House Boosts Funding For Environment, National Parks And Global Warming Research


Wednesday, June 27th 2007, 7:30 pm
By: News On 6


WASHINGTON (AP) _ The House on Wednesday approved a bill to hike spending for the environment, national parks and global warming research.

The measure, approved 272-155, would allocate $27.6 billion for the Interior Department, Environmental Protection Agency, Forest Service and other agencies, a 4.3 percent increase over current spending.

The president's budget office and some GOP lawmakers criticized the bill as overly generous, but Democrats said spending for national parks and other environmental priorities has been shortchanged for years.

``I do not know of one increase in this package which can't be fully justified based on need or on the ability to spend the money wisely,'' said Rep.

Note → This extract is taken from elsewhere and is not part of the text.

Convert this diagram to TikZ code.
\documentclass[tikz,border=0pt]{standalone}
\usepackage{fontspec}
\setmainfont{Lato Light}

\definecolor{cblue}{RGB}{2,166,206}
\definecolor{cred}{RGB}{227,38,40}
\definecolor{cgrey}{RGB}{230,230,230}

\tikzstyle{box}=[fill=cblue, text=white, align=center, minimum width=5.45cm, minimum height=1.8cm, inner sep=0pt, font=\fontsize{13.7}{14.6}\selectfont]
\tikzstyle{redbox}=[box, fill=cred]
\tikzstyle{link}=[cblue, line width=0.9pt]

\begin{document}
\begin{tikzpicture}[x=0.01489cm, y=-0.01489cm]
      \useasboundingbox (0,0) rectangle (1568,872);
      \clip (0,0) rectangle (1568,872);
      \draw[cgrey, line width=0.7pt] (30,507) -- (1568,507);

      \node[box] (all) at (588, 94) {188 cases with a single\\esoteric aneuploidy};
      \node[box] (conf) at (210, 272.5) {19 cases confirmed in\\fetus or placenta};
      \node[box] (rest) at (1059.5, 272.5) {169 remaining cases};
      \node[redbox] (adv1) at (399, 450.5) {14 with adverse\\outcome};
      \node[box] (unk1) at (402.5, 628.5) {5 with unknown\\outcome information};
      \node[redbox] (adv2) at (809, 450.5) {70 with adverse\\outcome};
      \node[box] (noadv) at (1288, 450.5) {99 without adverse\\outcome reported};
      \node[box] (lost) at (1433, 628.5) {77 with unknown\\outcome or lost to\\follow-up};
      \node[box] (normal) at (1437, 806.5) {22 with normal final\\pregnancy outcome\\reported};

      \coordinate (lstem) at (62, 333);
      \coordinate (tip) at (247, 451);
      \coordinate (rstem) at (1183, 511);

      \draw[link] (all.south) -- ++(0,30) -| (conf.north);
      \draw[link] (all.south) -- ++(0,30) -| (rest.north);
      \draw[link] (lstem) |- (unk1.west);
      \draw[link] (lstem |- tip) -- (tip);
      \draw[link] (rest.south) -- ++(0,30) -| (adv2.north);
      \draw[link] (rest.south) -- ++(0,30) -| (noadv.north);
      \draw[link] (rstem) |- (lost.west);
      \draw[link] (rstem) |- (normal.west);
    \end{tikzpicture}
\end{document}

Norm Dicks, D-Wash., who led floor debate on the measure.

Between 2001 and 2007, funding for the Interior Department fell by 16 percent, for the EPA by 29 percent and for the Forest Service non-fire budget by 35 percent, when adjusted for inflation, Dicks said.

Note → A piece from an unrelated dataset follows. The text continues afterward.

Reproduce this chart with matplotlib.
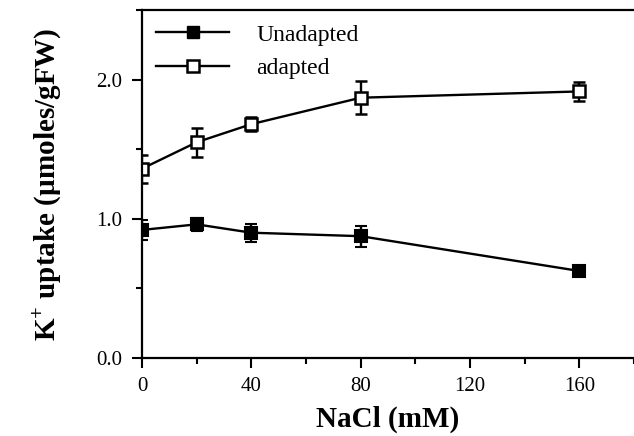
import matplotlib
matplotlib.use("Agg")
import matplotlib.pyplot as plt
from matplotlib.ticker import MultipleLocator
from matplotlib.lines import Line2D

plt.rcParams['font.family'] = ['Liberation Serif', 'DejaVu Serif']
plt.rcParams['mathtext.fontset'] = 'custom'
plt.rcParams['mathtext.rm'] = 'Liberation Serif'
plt.rcParams['mathtext.bf'] = 'Liberation Serif:bold'

nacl = [0, 20, 40, 80, 160]
unadapted = [0.92, 0.96, 0.90, 0.875, 0.625]
unadapted_err = [0.07, 0.045, 0.065, 0.075, 0.03]
adapted = [1.36, 1.55, 1.68, 1.87, 1.915]
adapted_err = [0.10, 0.105, 0.05, 0.12, 0.07]

fig = plt.figure(figsize=(6.34, 4.36), dpi=100)
ax = fig.add_axes([0.224, 0.179, 0.776, 0.798])

ax.errorbar(nacl, unadapted, yerr=unadapted_err, color='black', lw=1.7,
            marker='s', ms=9, mfc='black', mec='black', mew=1.5,
            capsize=4, capthick=1.7, elinewidth=1.7)
ax.errorbar(nacl, adapted, yerr=adapted_err, color='black', lw=1.7,
            marker='s', ms=9, mfc='white', mec='black', mew=1.8,
            capsize=4, capthick=1.7, elinewidth=1.7)

ax.set_xlim(0, 180)
ax.set_ylim(0, 2.5)
ax.set_xticks([0, 40, 80, 120, 160])
ax.set_yticks([0.0, 1.0, 2.0])
ax.set_yticklabels(['0.0', '1.0', '2.0'])
ax.xaxis.set_minor_locator(MultipleLocator(20))
ax.yaxis.set_minor_locator(MultipleLocator(0.5))
ax.tick_params(which='major', direction='out', length=7, width=1.5, labelsize=15, pad=7)
ax.tick_params(which='minor', direction='out', length=4, width=1.5)
ax.spines['right'].set_visible(False)
for s in ['left', 'bottom', 'top']:
    ax.spines[s].set_linewidth(1.6)

ax.set_xlabel('NaCl (mM)', fontsize=21, fontweight='bold', labelpad=7)
ax.set_ylabel(r'K$^{\mathbf{+}}$ uptake (µmoles/gFW)', fontsize=21,
              fontweight='bold', labelpad=24)

handles = [
    Line2D([], [], color='black', lw=1.7, marker='s', ms=8, mfc='black', mec='black'),
    Line2D([], [], color='black', lw=1.7, marker='s', ms=8, mfc='white', mec='black', mew=1.8),
]
ax.legend(handles, ['Unadapted', 'adapted'], loc='upper left', frameon=False,
          fontsize=17, handlelength=3.1, handletextpad=1.15, borderaxespad=0.3,
          labelspacing=0.5, borderpad=0.3)

fig.savefig('out.png', dpi=100)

The White House threatened a veto if the measure clears the Senate and reaches President Bush's desk.

``Democrats continue their spending spree as if the federal government has a credit card with no limit and American families don't pay the bills,'' said House Minority Leader John Boehner of Ohio.

While ``saddling taxpayers with billions in excessive spending, the majority has also used this bill to make sure no new energy is produced within the interior of the United States to lower gas prices for American consumers,'' Boehner said.

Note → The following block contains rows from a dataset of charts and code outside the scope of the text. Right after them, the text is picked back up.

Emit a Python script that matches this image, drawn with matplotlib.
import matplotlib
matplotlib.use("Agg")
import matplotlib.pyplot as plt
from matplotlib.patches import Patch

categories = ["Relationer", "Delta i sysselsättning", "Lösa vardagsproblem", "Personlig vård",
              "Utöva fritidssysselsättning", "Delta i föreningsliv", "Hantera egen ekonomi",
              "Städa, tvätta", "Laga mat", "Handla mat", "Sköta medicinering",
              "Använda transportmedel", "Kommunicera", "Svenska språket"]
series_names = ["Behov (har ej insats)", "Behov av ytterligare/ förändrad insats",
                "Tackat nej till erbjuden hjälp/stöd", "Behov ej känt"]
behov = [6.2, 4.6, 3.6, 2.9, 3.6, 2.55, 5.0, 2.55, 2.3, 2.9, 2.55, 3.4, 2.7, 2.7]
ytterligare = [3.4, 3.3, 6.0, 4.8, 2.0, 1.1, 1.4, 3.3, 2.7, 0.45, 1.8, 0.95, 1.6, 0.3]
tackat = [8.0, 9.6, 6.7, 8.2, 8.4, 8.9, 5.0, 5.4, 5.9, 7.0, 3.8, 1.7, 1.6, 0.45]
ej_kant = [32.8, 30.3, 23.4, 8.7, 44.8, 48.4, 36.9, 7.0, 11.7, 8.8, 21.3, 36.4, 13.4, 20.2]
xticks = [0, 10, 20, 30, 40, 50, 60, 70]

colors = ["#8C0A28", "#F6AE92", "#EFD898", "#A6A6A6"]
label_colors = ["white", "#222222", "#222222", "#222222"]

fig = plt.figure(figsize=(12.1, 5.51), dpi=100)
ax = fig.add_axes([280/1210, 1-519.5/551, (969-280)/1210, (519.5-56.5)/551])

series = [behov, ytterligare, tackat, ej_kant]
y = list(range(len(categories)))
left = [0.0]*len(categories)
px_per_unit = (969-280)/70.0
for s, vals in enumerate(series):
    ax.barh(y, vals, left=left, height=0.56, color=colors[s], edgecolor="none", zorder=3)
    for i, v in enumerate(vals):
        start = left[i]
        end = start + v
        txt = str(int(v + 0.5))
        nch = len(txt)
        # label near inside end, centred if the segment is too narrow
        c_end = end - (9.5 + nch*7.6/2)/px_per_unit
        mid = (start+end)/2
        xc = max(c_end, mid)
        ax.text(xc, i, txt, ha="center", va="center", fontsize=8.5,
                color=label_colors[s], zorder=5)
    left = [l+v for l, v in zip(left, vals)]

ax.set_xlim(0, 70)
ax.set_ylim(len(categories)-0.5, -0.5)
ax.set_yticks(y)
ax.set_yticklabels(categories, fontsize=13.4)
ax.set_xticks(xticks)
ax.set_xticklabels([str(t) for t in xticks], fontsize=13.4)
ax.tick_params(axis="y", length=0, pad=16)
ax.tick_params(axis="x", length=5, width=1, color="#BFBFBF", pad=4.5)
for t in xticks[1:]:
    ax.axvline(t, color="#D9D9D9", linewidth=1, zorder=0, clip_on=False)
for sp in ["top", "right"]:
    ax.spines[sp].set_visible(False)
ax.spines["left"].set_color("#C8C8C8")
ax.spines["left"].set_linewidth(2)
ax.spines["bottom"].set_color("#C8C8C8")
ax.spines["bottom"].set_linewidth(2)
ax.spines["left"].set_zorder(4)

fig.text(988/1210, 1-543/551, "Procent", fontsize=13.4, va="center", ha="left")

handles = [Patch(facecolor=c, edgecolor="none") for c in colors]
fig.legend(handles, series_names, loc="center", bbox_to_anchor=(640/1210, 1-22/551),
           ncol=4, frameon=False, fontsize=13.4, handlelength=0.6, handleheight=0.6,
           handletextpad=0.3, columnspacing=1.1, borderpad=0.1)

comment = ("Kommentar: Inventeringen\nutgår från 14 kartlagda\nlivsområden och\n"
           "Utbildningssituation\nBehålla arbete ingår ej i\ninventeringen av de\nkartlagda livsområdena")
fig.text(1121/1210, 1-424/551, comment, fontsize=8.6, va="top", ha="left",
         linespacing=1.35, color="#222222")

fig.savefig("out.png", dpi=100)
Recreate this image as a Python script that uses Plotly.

Democrats nearly doubled funding for research into climate change and trumpeted an 11 percent increase to operate and maintain national parks in advance of a 100th-anniversary celebration in 2016.

Rep. Brian Baird, D-Wash., co-chairman of the National Parks Caucus, hailed the increase in parks spending, which he said will pay for hundreds of additional park rangers, park programs and other activities that directly benefit visitors.

``By supporting our national parks, we are preserving our heritage,'' Baird said.

The Interior bill is the first of the 12 major spending bills to be considered by Congress to contain so-called earmarks, the back-home projects so eagerly prized by almost every lawmakers. The measure contains 228 projects sought by lawmakers, totaling $119 million.